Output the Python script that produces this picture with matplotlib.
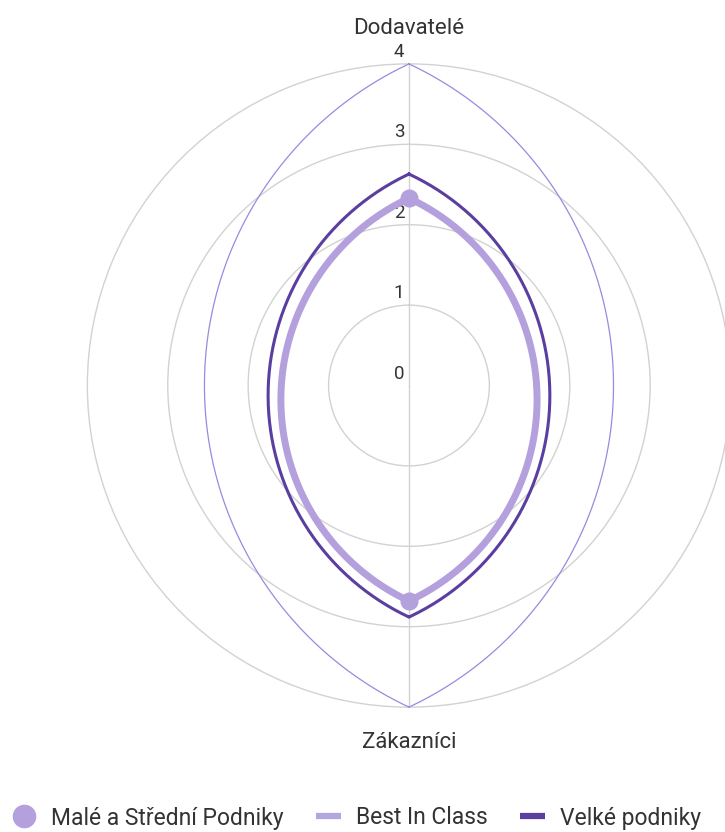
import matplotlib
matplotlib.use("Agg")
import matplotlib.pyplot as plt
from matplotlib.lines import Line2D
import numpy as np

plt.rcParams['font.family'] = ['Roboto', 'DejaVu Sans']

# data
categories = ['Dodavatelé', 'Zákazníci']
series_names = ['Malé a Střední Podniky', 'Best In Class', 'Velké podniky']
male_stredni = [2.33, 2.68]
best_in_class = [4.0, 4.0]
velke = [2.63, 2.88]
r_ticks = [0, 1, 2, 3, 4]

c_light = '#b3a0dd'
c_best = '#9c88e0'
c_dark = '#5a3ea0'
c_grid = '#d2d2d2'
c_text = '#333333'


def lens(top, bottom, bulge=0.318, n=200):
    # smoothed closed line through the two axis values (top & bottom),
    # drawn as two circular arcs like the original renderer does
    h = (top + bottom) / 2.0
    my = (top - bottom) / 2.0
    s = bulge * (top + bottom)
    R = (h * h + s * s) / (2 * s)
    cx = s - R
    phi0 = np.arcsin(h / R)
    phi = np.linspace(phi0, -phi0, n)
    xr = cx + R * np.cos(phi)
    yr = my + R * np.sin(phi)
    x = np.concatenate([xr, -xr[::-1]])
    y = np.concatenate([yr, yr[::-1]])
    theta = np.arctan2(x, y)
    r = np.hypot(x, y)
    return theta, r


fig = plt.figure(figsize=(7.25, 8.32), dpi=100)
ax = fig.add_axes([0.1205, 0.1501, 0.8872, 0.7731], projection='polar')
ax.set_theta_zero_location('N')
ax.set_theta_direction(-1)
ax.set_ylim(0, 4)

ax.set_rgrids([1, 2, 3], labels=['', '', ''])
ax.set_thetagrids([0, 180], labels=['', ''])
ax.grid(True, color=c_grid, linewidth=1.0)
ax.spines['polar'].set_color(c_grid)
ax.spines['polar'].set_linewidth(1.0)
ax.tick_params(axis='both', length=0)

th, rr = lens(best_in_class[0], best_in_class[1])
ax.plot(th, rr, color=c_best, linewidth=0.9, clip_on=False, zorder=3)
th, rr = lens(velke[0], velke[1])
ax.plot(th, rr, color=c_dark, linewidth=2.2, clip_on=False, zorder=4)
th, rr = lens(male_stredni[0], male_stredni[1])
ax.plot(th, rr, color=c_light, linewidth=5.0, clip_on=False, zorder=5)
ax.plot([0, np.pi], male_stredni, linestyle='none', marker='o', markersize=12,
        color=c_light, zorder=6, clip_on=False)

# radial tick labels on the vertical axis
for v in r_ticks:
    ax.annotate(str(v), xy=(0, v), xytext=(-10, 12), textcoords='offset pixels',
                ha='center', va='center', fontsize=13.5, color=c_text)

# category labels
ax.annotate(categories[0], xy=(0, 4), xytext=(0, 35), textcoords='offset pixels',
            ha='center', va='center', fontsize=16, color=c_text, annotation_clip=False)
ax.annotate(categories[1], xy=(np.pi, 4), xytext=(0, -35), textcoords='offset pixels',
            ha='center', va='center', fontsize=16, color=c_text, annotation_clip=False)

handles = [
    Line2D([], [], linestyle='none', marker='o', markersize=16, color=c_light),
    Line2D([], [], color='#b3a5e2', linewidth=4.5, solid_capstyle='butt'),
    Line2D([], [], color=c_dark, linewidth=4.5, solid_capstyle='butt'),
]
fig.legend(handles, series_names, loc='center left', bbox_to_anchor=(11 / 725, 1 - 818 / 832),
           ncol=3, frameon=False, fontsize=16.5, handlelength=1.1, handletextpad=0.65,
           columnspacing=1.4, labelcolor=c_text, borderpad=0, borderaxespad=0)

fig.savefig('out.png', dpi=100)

-*-*-

GOAL OF THE EXERCISE:
Your answer should be a single number: the count of lines containing the word "matplotlib".

RIGHT ANSWER:
5